[Instructions for the task] Leave the pictures out and quote every line from the start of the listing to the line with "const scaleStep = 1;", inclusive.

[Given data]
* Begin *
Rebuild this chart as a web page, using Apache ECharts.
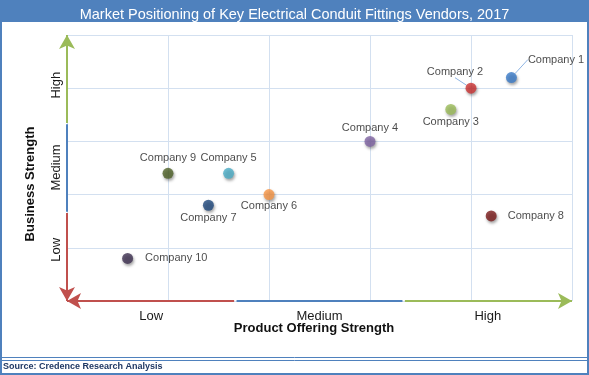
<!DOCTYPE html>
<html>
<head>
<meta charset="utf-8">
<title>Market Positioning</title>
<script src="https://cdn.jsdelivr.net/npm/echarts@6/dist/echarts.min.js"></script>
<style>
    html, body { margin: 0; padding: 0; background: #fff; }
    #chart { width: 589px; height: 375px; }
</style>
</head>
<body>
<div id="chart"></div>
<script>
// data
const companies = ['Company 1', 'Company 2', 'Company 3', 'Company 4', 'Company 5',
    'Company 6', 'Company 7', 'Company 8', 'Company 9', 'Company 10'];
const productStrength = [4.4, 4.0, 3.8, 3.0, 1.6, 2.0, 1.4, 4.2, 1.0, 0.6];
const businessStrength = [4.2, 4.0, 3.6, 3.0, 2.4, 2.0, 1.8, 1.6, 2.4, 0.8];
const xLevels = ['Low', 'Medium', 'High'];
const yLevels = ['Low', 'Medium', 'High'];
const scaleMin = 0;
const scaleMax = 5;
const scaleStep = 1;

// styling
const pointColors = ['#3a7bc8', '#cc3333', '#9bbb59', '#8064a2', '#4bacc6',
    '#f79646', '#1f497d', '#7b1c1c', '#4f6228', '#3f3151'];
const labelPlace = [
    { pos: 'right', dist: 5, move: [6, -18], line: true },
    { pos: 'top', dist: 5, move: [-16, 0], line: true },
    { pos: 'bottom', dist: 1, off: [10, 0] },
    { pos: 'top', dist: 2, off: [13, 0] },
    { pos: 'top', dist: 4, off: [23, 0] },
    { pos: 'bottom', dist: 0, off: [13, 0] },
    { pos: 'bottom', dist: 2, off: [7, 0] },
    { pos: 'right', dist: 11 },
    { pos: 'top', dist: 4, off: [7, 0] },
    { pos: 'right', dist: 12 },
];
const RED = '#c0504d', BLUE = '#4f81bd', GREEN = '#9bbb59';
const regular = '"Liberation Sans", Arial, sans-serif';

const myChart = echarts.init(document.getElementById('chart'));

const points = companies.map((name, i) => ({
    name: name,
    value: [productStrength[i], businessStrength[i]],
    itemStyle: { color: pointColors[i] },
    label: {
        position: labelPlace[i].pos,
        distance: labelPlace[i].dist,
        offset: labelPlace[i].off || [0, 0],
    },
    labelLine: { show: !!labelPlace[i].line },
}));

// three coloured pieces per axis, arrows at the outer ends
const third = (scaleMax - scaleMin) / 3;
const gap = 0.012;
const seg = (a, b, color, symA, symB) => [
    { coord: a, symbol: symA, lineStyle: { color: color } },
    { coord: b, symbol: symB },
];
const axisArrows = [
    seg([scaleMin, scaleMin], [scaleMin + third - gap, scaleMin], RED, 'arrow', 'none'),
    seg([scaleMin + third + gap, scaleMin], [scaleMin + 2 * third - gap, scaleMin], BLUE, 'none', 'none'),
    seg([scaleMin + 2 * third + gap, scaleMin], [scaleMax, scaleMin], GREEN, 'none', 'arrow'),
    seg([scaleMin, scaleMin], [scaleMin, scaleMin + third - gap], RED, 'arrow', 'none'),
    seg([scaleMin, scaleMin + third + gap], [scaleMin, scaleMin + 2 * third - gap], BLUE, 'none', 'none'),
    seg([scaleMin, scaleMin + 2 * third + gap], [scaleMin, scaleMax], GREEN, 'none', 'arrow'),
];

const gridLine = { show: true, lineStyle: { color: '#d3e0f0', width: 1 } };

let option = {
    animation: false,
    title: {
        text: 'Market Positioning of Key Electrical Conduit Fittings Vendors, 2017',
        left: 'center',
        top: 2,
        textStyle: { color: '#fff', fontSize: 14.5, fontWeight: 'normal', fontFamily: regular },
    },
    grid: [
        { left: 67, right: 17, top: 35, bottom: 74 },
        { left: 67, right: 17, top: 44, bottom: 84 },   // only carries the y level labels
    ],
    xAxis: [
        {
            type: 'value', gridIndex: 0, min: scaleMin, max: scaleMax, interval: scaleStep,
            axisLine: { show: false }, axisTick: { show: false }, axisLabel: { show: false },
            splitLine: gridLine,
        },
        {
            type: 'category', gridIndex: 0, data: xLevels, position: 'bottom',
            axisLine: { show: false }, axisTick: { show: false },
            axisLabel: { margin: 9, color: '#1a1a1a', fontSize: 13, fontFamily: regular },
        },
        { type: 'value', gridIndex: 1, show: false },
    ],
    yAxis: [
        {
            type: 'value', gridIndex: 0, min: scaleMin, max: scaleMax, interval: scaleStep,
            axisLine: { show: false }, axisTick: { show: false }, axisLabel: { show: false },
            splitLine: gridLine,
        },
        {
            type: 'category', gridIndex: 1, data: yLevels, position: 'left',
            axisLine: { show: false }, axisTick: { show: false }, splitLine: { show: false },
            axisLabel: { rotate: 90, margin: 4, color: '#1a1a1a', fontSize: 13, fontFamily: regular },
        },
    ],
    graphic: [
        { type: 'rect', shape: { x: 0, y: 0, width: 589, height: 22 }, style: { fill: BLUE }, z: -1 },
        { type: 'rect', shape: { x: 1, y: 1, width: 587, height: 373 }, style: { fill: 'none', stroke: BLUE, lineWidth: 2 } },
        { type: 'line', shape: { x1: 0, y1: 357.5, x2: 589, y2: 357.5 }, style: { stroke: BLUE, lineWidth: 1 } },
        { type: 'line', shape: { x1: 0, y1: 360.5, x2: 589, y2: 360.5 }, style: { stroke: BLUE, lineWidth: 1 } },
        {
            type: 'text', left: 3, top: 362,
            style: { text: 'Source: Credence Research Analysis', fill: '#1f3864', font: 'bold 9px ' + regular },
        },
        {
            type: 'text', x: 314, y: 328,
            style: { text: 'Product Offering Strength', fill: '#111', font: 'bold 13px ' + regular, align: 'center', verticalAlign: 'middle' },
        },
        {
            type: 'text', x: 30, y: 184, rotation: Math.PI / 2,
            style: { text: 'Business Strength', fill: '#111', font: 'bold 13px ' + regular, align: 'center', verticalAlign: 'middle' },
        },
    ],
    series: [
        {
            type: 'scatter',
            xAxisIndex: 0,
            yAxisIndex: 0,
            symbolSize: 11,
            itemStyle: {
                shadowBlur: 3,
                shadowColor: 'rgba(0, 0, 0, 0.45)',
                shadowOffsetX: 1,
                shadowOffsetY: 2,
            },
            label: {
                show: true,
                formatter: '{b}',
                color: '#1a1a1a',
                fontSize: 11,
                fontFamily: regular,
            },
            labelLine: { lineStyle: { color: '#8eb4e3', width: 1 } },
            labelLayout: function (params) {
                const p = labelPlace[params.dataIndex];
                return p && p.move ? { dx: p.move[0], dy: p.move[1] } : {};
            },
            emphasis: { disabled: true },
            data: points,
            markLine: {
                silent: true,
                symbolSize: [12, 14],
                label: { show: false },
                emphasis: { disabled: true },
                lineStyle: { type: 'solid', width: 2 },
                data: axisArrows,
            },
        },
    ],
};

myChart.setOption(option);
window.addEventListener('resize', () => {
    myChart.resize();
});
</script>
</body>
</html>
* End *
[Task response]
Rebuild this chart as a web page, using Apache ECharts.
<!DOCTYPE html>
<html>
<head>
<meta charset="utf-8">
<title>Market Positioning</title>
<script src="https://cdn.jsdelivr.net/npm/echarts@6/dist/echarts.min.js"></script>
<style>
    html, body { margin: 0; padding: 0; background: #fff; }
    #chart { width: 589px; height: 375px; }
</style>
</head>
<body>
<div id="chart"></div>
<script>
// data
const companies = ['Company 1', 'Company 2', 'Company 3', 'Company 4', 'Company 5',
    'Company 6', 'Company 7', 'Company 8', 'Company 9', 'Company 10'];
const productStrength = [4.4, 4.0, 3.8, 3.0, 1.6, 2.0, 1.4, 4.2, 1.0, 0.6];
const businessStrength = [4.2, 4.0, 3.6, 3.0, 2.4, 2.0, 1.8, 1.6, 2.4, 0.8];
const xLevels = ['Low', 'Medium', 'High'];
const yLevels = ['Low', 'Medium', 'High'];
const scaleMin = 0;
const scaleMax = 5;
const scaleStep = 1;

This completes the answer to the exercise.